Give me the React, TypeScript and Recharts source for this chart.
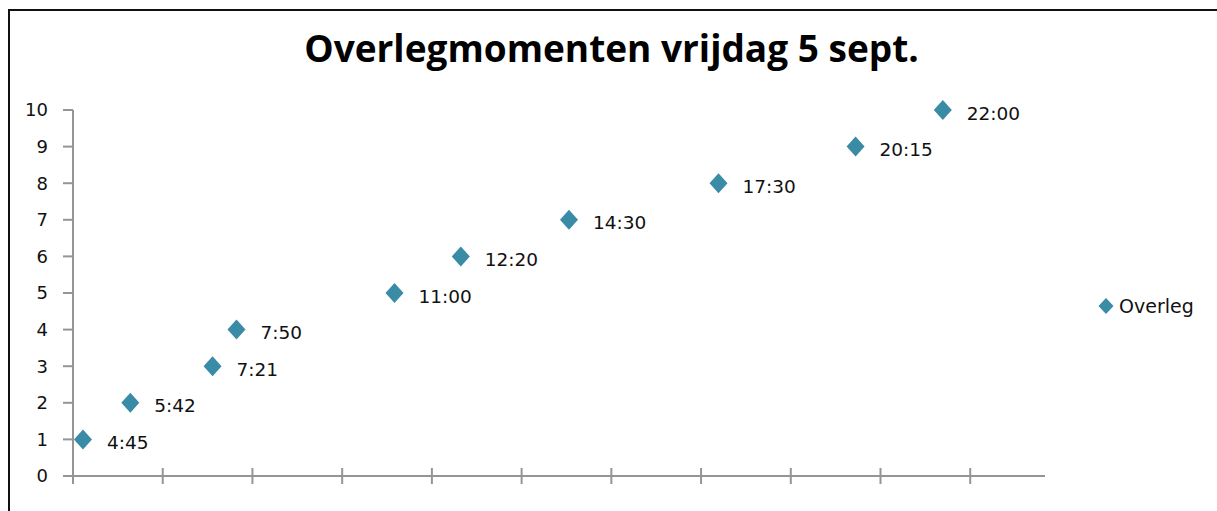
import React from 'react';
import {
  ScatterChart,
  Scatter,
  XAxis,
  YAxis,
  LabelList,
  Legend,
} from 'recharts';

// overleg momenten: tijdstip (uur) en volgnummer
const hours = [4.75, 5.7, 7.35, 7.83, 11, 12.33, 14.5, 17.5, 20.25, 22];
const counts = [1, 2, 3, 4, 5, 6, 7, 8, 9, 10];
const timeLabels = ['4:45', '5:42', '7:21', '7:50', '11:00', '12:20', '14:30', '17:30', '20:15', '22:00'];

const xTicks = [4.55, 6.35, 8.15, 9.95, 11.75, 13.55, 15.35, 17.15, 18.95, 20.75, 22.55];
const yTicks = [0, 1, 2, 3, 4, 5, 6, 7, 8, 9, 10];

const data = hours.map((h, i) => ({ hour: h, count: counts[i], label: timeLabels[i] }));

const MARKER = '#3A8BA6';
const AXIS = '#959595';
const FONT = '"DejaVu Sans", Verdana, sans-serif';

const Diamond = (props: any) => {
  const { cx, cy } = props;
  if (cx == null || cy == null) return null;
  return (
    <polygon
      points={`${cx},${cy - 10} ${cx + 9},${cy} ${cx},${cy + 10} ${cx - 9},${cy}`}
      fill={MARKER}
    />
  );
};

const CrossTick = (props: any) => {
  const { x, y } = props;
  return <line x1={x} x2={x} y1={y - 8} y2={y + 8} stroke={AXIS} strokeWidth={2} />;
};

const PointLabel = (props: any) => {
  const { x, y, width, height, value } = props;
  const cx = x + (width || 0) / 2;
  const cy = y + (height || 0) / 2;
  return (
    <text x={cx + 24} y={cy + 3} dominantBaseline="central" fontSize={18.5} fontFamily={FONT} fill="#111">
      {value}
    </text>
  );
};

const LegendBox = () => (
  <div style={{ display: 'flex', alignItems: 'center', fontFamily: FONT, fontSize: 19, color: '#111' }}>
    <svg width={16} height={18}>
      <polygon points="8,1 15.5,9 8,17 0.5,9" fill={MARKER} />
    </svg>
    <span style={{ marginLeft: 5 }}>Overleg</span>
  </div>
);

export default function App() {
  return (
    <div style={{ position: 'absolute', left: 0, top: 0, width: 1217, height: 511, background: '#fff', overflow: 'hidden' }}>
      <div
        style={{
          position: 'absolute',
          left: 8,
          top: 9,
          width: 1300,
          height: 600,
          borderLeft: '2px solid #111',
          borderTop: '2px solid #111',
        }}
      />
      <div
        style={{
          position: 'absolute',
          left: 0,
          top: 29,
          width: 1223,
          textAlign: 'center',
          fontFamily: '"Open Sans", sans-serif',
          fontWeight: 700,
          fontSize: 37,
          lineHeight: '37px',
          color: '#000',
        }}
      >
        Overlegmomenten vrijdag 5 sept.
      </div>
      <div style={{ position: 'absolute', left: 0, top: 0 }}>
        <ScatterChart width={1217} height={511} margin={{ top: 110, right: 62, bottom: 0, left: 0 }}>
          <XAxis
            type="number"
            dataKey="hour"
            domain={[4.55, 24.05]}
            ticks={xTicks}
            interval={0}
            allowDataOverflow
            height={35}
            stroke={AXIS}
            strokeWidth={2}
            tickLine={false}
            tickSize={0}
            tickMargin={0}
            tick={<CrossTick />}
          />
          <YAxis
            type="number"
            dataKey="count"
            domain={[0, 10]}
            ticks={yTicks}
            interval={0}
            width={73}
            stroke={AXIS}
            strokeWidth={2}
            tickSize={10}
            tickMargin={15}
            tickLine={{ stroke: AXIS, strokeWidth: 2 }}
            tick={{ fill: '#111', fontSize: 18, fontFamily: FONT }}
          />
          <Legend
            layout="vertical"
            align="right"
            verticalAlign="middle"
            content={<LegendBox />}
            wrapperStyle={{ left: 1098, top: 295, width: 110 }}
          />
          <Scatter name="Overleg" data={data} shape={<Diamond />} isAnimationActive={false}>
            <LabelList dataKey="label" content={<PointLabel />} />
          </Scatter>
        </ScatterChart>
      </div>
    </div>
  );
}
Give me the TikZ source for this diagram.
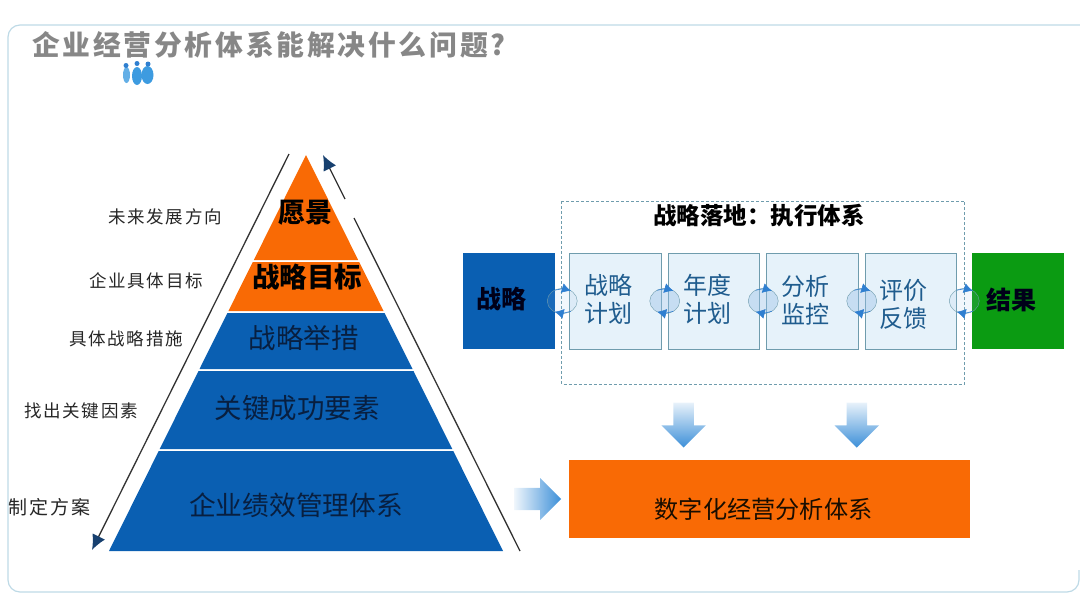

=-=-=

Would you return the data exactly as written, without the pictures?

Give me the React, TypeScript and Recharts source for this chart.
import React from 'react';
import {
  ScatterChart,
  Scatter,
  XAxis,
  YAxis,
  LabelList,
  Legend,
} from 'recharts';

// overleg momenten: tijdstip (uur) en volgnummer
const hours = [4.75, 5.7, 7.35, 7.83, 11, 12.33, 14.5, 17.5, 20.25, 22];
const counts = [1, 2, 3, 4, 5, 6, 7, 8, 9, 10];
const timeLabels = ['4:45', '5:42', '7:21', '7:50', '11:00', '12:20', '14:30', '17:30', '20:15', '22:00'];

const xTicks = [4.55, 6.35, 8.15, 9.95, 11.75, 13.55, 15.35, 17.15, 18.95, 20.75, 22.55];
const yTicks = [0, 1, 2, 3, 4, 5, 6, 7, 8, 9, 10];

const data = hours.map((h, i) => ({ hour: h, count: counts[i], label: timeLabels[i] }));

const MARKER = '#3A8BA6';
const AXIS = '#959595';
const FONT = '"DejaVu Sans", Verdana, sans-serif';

const Diamond = (props: any) => {
  const { cx, cy } = props;
  if (cx == null || cy == null) return null;
  return (
    <polygon
      points={`${cx},${cy - 10} ${cx + 9},${cy} ${cx},${cy + 10} ${cx - 9},${cy}`}
      fill={MARKER}
    />
  );
};

const CrossTick = (props: any) => {
  const { x, y } = props;
  return <line x1={x} x2={x} y1={y - 8} y2={y + 8} stroke={AXIS} strokeWidth={2} />;
};

const PointLabel = (props: any) => {
  const { x, y, width, height, value } = props;
  const cx = x + (width || 0) / 2;
  const cy = y + (height || 0) / 2;
  return (
    <text x={cx + 24} y={cy + 3} dominantBaseline="central" fontSize={18.5} fontFamily={FONT} fill="#111">
      {value}
    </text>
  );
};

const LegendBox = () => (
  <div style={{ display: 'flex', alignItems: 'center', fontFamily: FONT, fontSize: 19, color: '#111' }}>
    <svg width={16} height={18}>
      <polygon points="8,1 15.5,9 8,17 0.5,9" fill={MARKER} />
    </svg>
    <span style={{ marginLeft: 5 }}>Overleg</span>
  </div>
);

export default function App() {
  return (
    <div style={{ position: 'absolute', left: 0, top: 0, width: 1217, height: 511, background: '#fff', overflow: 'hidden' }}>
      <div
        style={{
          position: 'absolute',
          left: 8,
          top: 9,
          width: 1300,
          height: 600,
          borderLeft: '2px solid #111',
          borderTop: '2px solid #111',
        }}
      />
      <div
        style={{
          position: 'absolute',
          left: 0,
          top: 29,
          width: 1223,
          textAlign: 'center',
          fontFamily: '"Open Sans", sans-serif',
          fontWeight: 700,
          fontSize: 37,
          lineHeight: '37px',
          color: '#000',
        }}
      >
        Overlegmomenten vrijdag 5 sept.
      </div>
      <div style={{ position: 'absolute', left: 0, top: 0 }}>
        <ScatterChart width={1217} height={511} margin={{ top: 110, right: 62, bottom: 0, left: 0 }}>
          <XAxis
            type="number"
            dataKey="hour"
            domain={[4.55, 24.05]}
            ticks={xTicks}
            interval={0}
            allowDataOverflow
            height={35}
            stroke={AXIS}
            strokeWidth={2}
            tickLine={false}
            tickSize={0}
            tickMargin={0}
            tick={<CrossTick />}
          />
          <YAxis
            type="number"
            dataKey="count"
            domain={[0, 10]}
            ticks={yTicks}
            interval={0}
            width={73}
            stroke={AXIS}
            strokeWidth={2}
            tickSize={10}
            tickMargin={15}
            tickLine={{ stroke: AXIS, strokeWidth: 2 }}
            tick={{ fill: '#111', fontSize: 18, fontFamily: FONT }}
          />
          <Legend
            layout="vertical"
            align="right"
            verticalAlign="middle"
            content={<LegendBox />}
            wrapperStyle={{ left: 1098, top: 295, width: 110 }}
          />
          <Scatter name="Overleg" data={data} shape={<Diamond />} isAnimationActive={false}>
            <LabelList dataKey="label" content={<PointLabel />} />
          </Scatter>
        </ScatterChart>
      </div>
    </div>
  );
}
Give me the TikZ source for this diagram.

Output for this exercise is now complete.